Ainsi d’ici 5 à 10 ans, on devrait obtenir des modèles de la biodiversité à différentes échelles, du local au planétaire, à l’image de ce qui a été fait pour le climat.
De son côté, Jean-Michel Salles met l’accent sur la nécessité d’évaluer des services liés aux écosystèmes. La nature a été maltraitée par l’analyse économique du 20ème siècle. Pour lui, « la biodiversité est mal prise en charge par les institutions économiques comme le marché. Les écosystemes de la biodiversité ont une valeur sociale qu’il faut mesurer économiquement. Il reste 80 % de la biodiversité à inventorier. Et le tiers, le quart ou la moitié aura disparu d’ici le milieu ou la fin du siècle. La valeur de la nature est ainsi une question nouvelle. L’évaluation des services rendus par les écosystèmes et la biodiversité peut contribuer à permettre des choix plus efficaces et plus équitables ».
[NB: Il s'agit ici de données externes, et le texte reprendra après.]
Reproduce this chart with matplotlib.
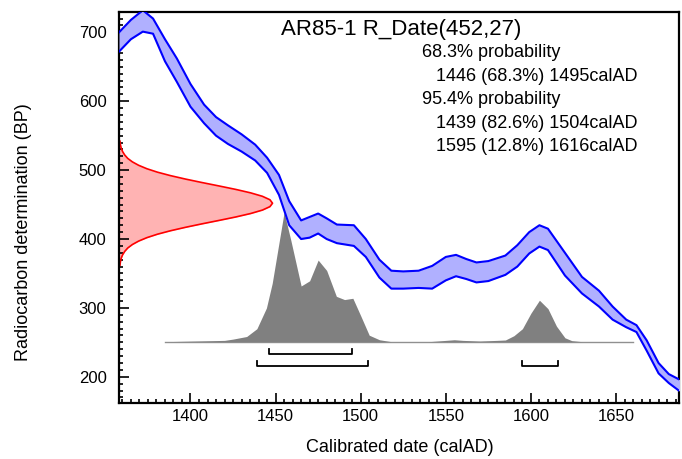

Instauré en 2001, le programme international EMS d’évaluation des écosystèmes pour le millénaire, a pour objectif d’évaluer les conséquences des changements écosystémiques sur le bien-être humain. Il doit également établir la base scientifique pour mettre en œuvre les actions nécessaires à l’amélioration de la conservation et de l’utilisation durable de ces systèmes, ainsi que de leur contribution au bien-être humain. Plus de 1 360 experts du monde entier participent à ce projet.